Worse, even the allegation that this was a wasteful purchase doesn’t really hold up either. A $435 hammer (or a $600) hammer makes for a great soundbite, and plenty of easy outrage from the average voter. But it hinges on nobody looking too closely, because the reality is that they just paid a contractor to purchase COTS parts and assemble them into repair kits. There’s nothing outrageous about that, once you get past the odd bookkeeping.

The most outrageous thing about it is that the politician relied on the “$600 hammer” story for years without much push–back from the media. The media in general should be much more skeptical of things that politicians say. They should check the facts independently, and they should report on the truth or falseness of the statements.


> I am saying that they purchased the correct items. We _can_ know that because there is an itemized list of items that they purchased.

The purchased items were purchased, but apparently a significant chunk of money allocated for purchasing them was instead diverted to this dubious "R&D charge". That's exactly what embezzlement would look like.

> Don’t misunderstand, I never said that this wasn’t plausible. I just said that there’s no evidence of it. And if there had been evidence, ~30 years ago when this was a current event, the aforementioned politician would have mentioned it. Remember, this guy was looking for soundbites that would make himself look good. Finding government waste made him look good, but finding corruption would have been even better for him.

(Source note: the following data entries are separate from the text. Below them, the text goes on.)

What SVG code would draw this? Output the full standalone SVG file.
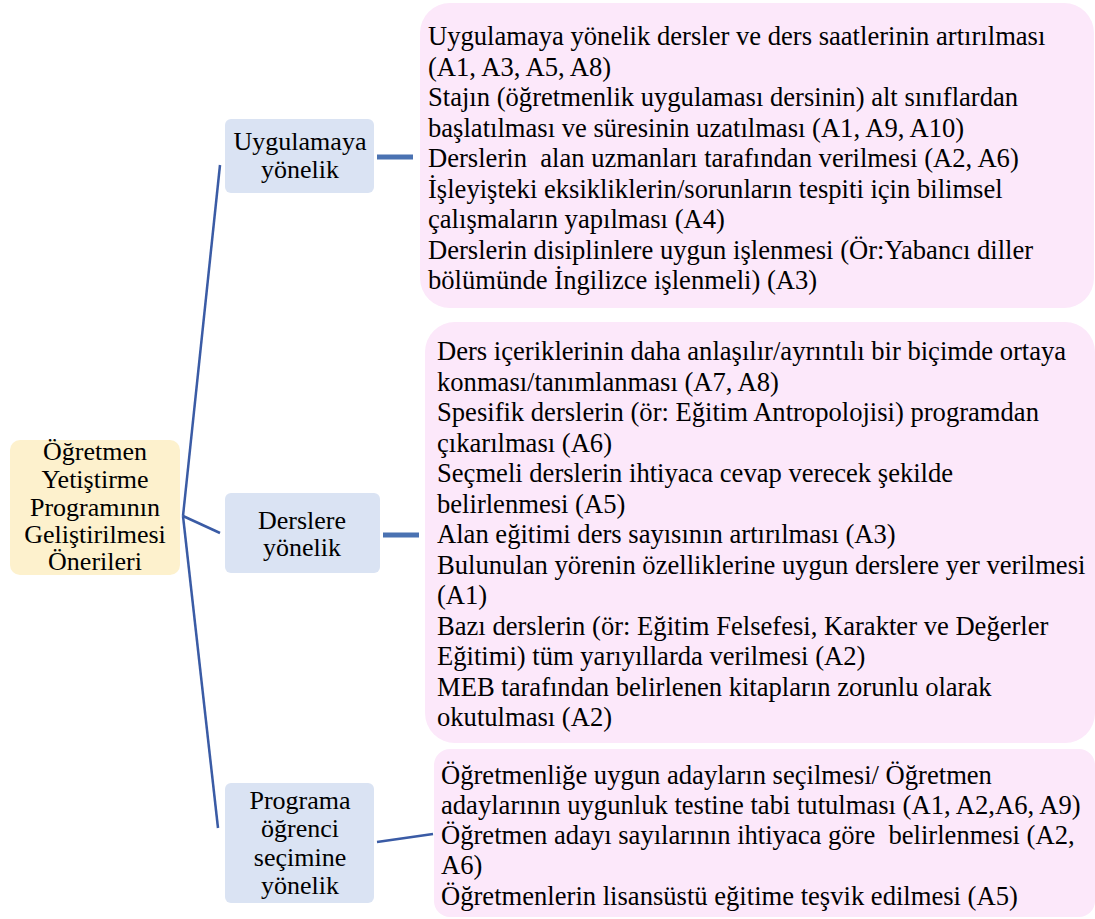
<svg xmlns="http://www.w3.org/2000/svg" width="1095" height="919" viewBox="0 0 1095 919">
<style>
.root{fill:#FDF1CD}
.cat{fill:#DAE3F3}
.leaf{fill:#FCE8FA}
.conn{stroke:#3A5BA5;stroke-width:2.5;fill:none}
.thick{stroke:#4A72B2;stroke-width:5;fill:none}
</style>
<rect width="1095" height="919" fill="#fff"/>
<g id="connectors">
<line class="conn" x1="183" y1="516" x2="220" y2="165"/>
<line class="conn" x1="183" y1="516" x2="220" y2="533"/>
<line class="conn" x1="183" y1="516" x2="218" y2="828"/>
<line class="thick" x1="377" y1="157" x2="413" y2="157"/>
<line class="thick" x1="383" y1="535" x2="419" y2="535"/>
<line class="conn" x1="377" y1="842" x2="433" y2="834"/>
</g>
<g id="root">
<rect class="root" x="10" y="440" width="170" height="135" rx="10"/>
<text x="95" y="460" text-anchor="middle" font-family="Liberation Serif" font-size="26">Öğretmen</text>
<text x="95" y="488" text-anchor="middle" font-family="Liberation Serif" font-size="26">Yetiştirme</text>
<text x="95" y="516" text-anchor="middle" font-family="Liberation Serif" font-size="26">Programının</text>
<text x="95" y="543" text-anchor="middle" font-family="Liberation Serif" font-size="26">Geliştirilmesi</text>
<text x="95" y="570" text-anchor="middle" font-family="Liberation Serif" font-size="26">Önerileri</text>
</g>
<g id="cat1">
<rect class="cat" x="225" y="119" width="149" height="74" rx="6"/>
<text x="300" y="150" text-anchor="middle" font-family="Liberation Serif" font-size="26">Uygulamaya</text>
<text x="300" y="178" text-anchor="middle" font-family="Liberation Serif" font-size="26">yönelik</text>
</g>
<g id="cat2">
<rect class="cat" x="225" y="493" width="155" height="80" rx="6"/>
<text x="302" y="529" text-anchor="middle" font-family="Liberation Serif" font-size="26">Derslere</text>
<text x="302" y="556" text-anchor="middle" font-family="Liberation Serif" font-size="26">yönelik</text>
</g>
<g id="cat3">
<rect class="cat" x="225" y="783" width="149" height="120" rx="6"/>
<text x="300" y="809" text-anchor="middle" font-family="Liberation Serif" font-size="26">Programa</text>
<text x="300" y="837" text-anchor="middle" font-family="Liberation Serif" font-size="26">öğrenci</text>
<text x="300" y="866" text-anchor="middle" font-family="Liberation Serif" font-size="26">seçimine</text>
<text x="300" y="894" text-anchor="middle" font-family="Liberation Serif" font-size="26">yönelik</text>
</g>
<g id="leaf1">
<rect class="leaf" x="420" y="3" width="674" height="305" rx="30"/>
<text x="428" y="45" font-family="Liberation Serif" font-size="26.6">Uygulamaya yönelik dersler ve ders saatlerinin artırılması</text>
<text x="428" y="75.5" font-family="Liberation Serif" font-size="26.6">(A1, A3, A5, A8)</text>
<text x="428" y="106" font-family="Liberation Serif" font-size="26.6">Stajın (öğretmenlik uygulaması dersinin) alt sınıflardan</text>
<text x="428" y="136.5" font-family="Liberation Serif" font-size="26.6">başlatılması ve süresinin uzatılması (A1, A9, A10)</text>
<text x="428" y="167" font-family="Liberation Serif" font-size="26.6" xml:space="preserve">Derslerin  alan uzmanları tarafından verilmesi (A2, A6)</text>
<text x="428" y="197.5" font-family="Liberation Serif" font-size="26.6">İşleyişteki eksikliklerin/sorunların tespiti için bilimsel</text>
<text x="428" y="228" font-family="Liberation Serif" font-size="26.6">çalışmaların yapılması (A4)</text>
<text x="428" y="258.5" font-family="Liberation Serif" font-size="26.6">Derslerin disiplinlere uygun işlenmesi (Ör:Yabancı diller</text>
<text x="428" y="289" font-family="Liberation Serif" font-size="26.6">bölümünde İngilizce işlenmeli) (A3)</text>
</g>
<g id="leaf2">
<rect class="leaf" x="425" y="322" width="670" height="421" rx="30"/>
<text x="437" y="360" font-family="Liberation Serif" font-size="26.6">Ders içeriklerinin daha anlaşılır/ayrıntılı bir biçimde ortaya</text>
<text x="437" y="390.5" font-family="Liberation Serif" font-size="26.6">konması/tanımlanması (A7, A8)</text>
<text x="437" y="421" font-family="Liberation Serif" font-size="26.6">Spesifik derslerin (ör: Eğitim Antropolojisi) programdan</text>
<text x="437" y="451.5" font-family="Liberation Serif" font-size="26.6">çıkarılması (A6)</text>
<text x="437" y="482" font-family="Liberation Serif" font-size="26.6">Seçmeli derslerin ihtiyaca cevap verecek şekilde</text>
<text x="437" y="512.5" font-family="Liberation Serif" font-size="26.6">belirlenmesi (A5)</text>
<text x="437" y="543" font-family="Liberation Serif" font-size="26.6">Alan eğitimi ders sayısının artırılması (A3)</text>
<text x="437" y="573.5" font-family="Liberation Serif" font-size="26.6">Bulunulan yörenin özelliklerine uygun derslere yer verilmesi</text>
<text x="437" y="604" font-family="Liberation Serif" font-size="26.6">(A1)</text>
<text x="437" y="634.5" font-family="Liberation Serif" font-size="26.6">Bazı derslerin (ör: Eğitim Felsefesi, Karakter ve Değerler</text>
<text x="437" y="665" font-family="Liberation Serif" font-size="26.6">Eğitimi) tüm yarıyıllarda verilmesi (A2)</text>
<text x="437" y="695.5" font-family="Liberation Serif" font-size="26.6">MEB tarafından belirlenen kitapların zorunlu olarak</text>
<text x="437" y="726" font-family="Liberation Serif" font-size="26.6">okutulması (A2)</text>
</g>
<g id="leaf3">
<rect class="leaf" x="434" y="749" width="661" height="168" rx="16"/>
<text x="441" y="784" font-family="Liberation Serif" font-size="26.6">Öğretmenliğe uygun adayların seçilmesi/ Öğretmen</text>
<text x="441" y="814" font-family="Liberation Serif" font-size="26.6">adaylarının uygunluk testine tabi tutulması (A1, A2,A6, A9)</text>
<text x="441" y="844" font-family="Liberation Serif" font-size="26.6" xml:space="preserve">Öğretmen adayı sayılarının ihtiyaca göre  belirlenmesi (A2,</text>
<text x="441" y="874" font-family="Liberation Serif" font-size="26.6">A6)</text>
<text x="441" y="905" font-family="Liberation Serif" font-size="26.6">Öğretmenlerin lisansüstü eğitime teşvik edilmesi (A5)</text>
</g>
</svg>
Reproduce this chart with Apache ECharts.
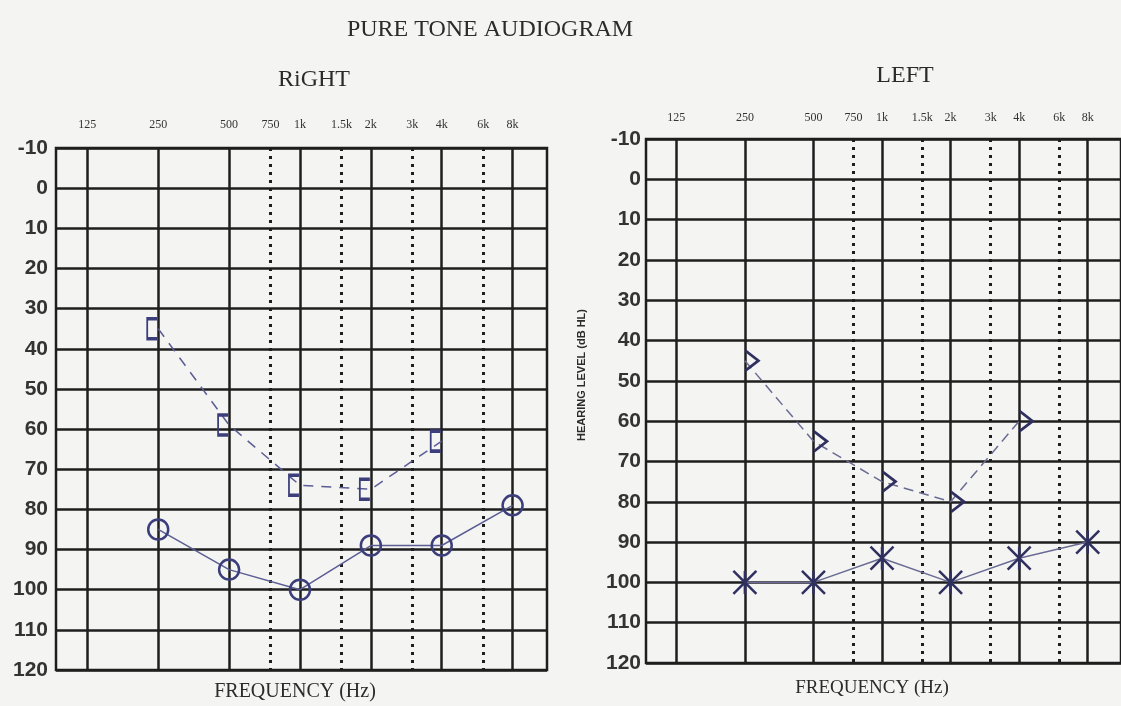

As far as I'm concerned the bad accounting - and the fact that it wasn't corrected for years - is adequate evidence in itself. Yes, it's possible that it was merely monumental incompetence rather than wilfully inflating payments. But the most likely explanation is that it was corruption, of the normalized you-scratch-my-back-I'll-scratch-yours kind that the participants probably don't even consciously think of as fraud any more.